A sanctuary for migrants

As an undocumented migrant, she received an order to leave the U.S. — but this church gave her a safe place to stay.

Migrants living in a place of worship

“My name is Rosa Gutierrez Lopez. I’m originally from El Salvador. I arrived in the U.S. in 2005. I have three kids that are American citizens, one daughter who’s 12, Maria Salome, Juan Pablo is 10 and John is 7 and he has Down syndrome.” Rosa Gutierrez Lopez is a special congregant. She and her 3 children have been living in a church in Maryland since 2018.

Ordered to leave her home of over 15 years

In December 2018, Rosa received a deportation order asking her to leave the U.S. where she’d been living for over 15 years. For the first 6 months of her sanctuary, Rosa lived apart from her kids. “The hardest part was when I had to separate from my kids. They stayed in Virginia and I came here. That was the hardest part, I was crying at night because I wasn’t used being without my kids.”, she explained.

Sensitive locations

Rosa is one of the 49 undocumented migrants currently living in places of worship in the U.S. They are considered by ICE as “sensitive locations” where “enforcement actions should be avoided.” In 2017, the church voted to become a sanctuary for migrants. It's located only 9 miles from the White House.

Volunteers helping these migrants

“There’s an organization in helping Rosa plan everything, there are people that stay with her, take shifts, staying during the day and event at night. There are people who are dedicated to doing shopping, buying groceries, supplies, there are people who are dedicated to transporting the kids back and forth to their various activities.
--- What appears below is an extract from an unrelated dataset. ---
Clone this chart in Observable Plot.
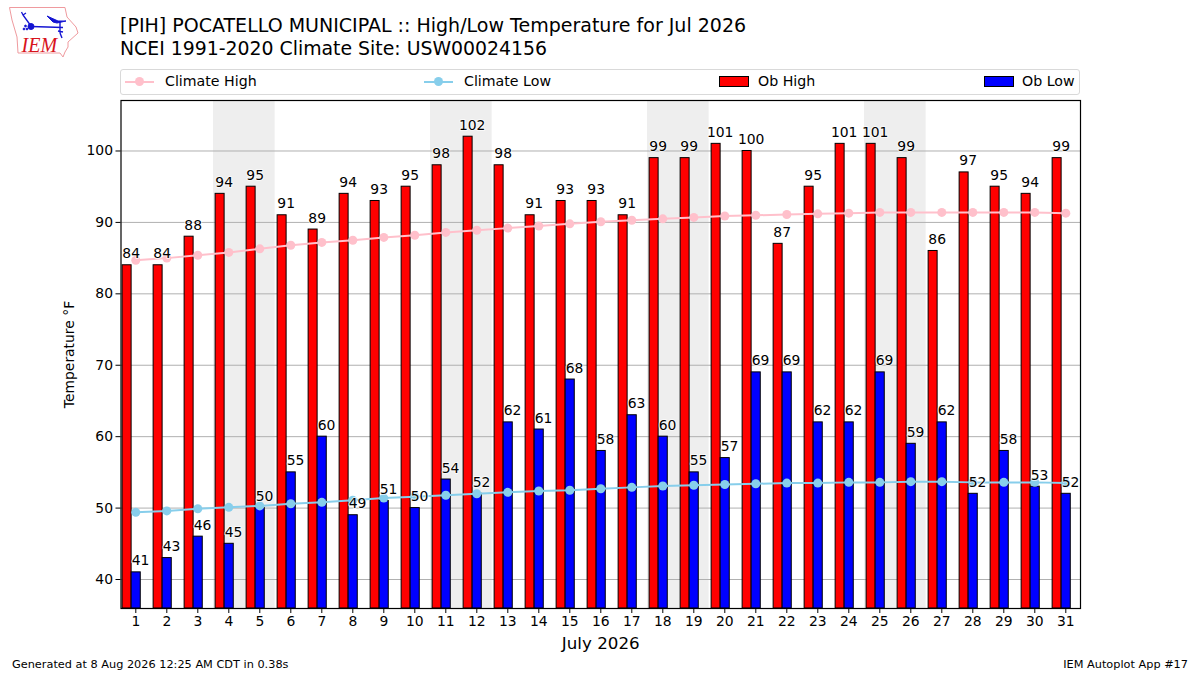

There is interpreters like myself, those who are more involved in the legal side of things. It’s been organized into tasks and then people make use of their skills wherever they fit. People want to help. It creates an opportunity for people to be in solidarity with each other and I feel that is something that we need nowadays.”, Rod Brana, a volunteer, tells Brut.

A change of perspective is needed

“We all have the right to be treated with dignity and with respect. A lot of people have emigrated from Europe, and they’re seen positively. Why can’t we be seen positively too?”, Lopez concludes.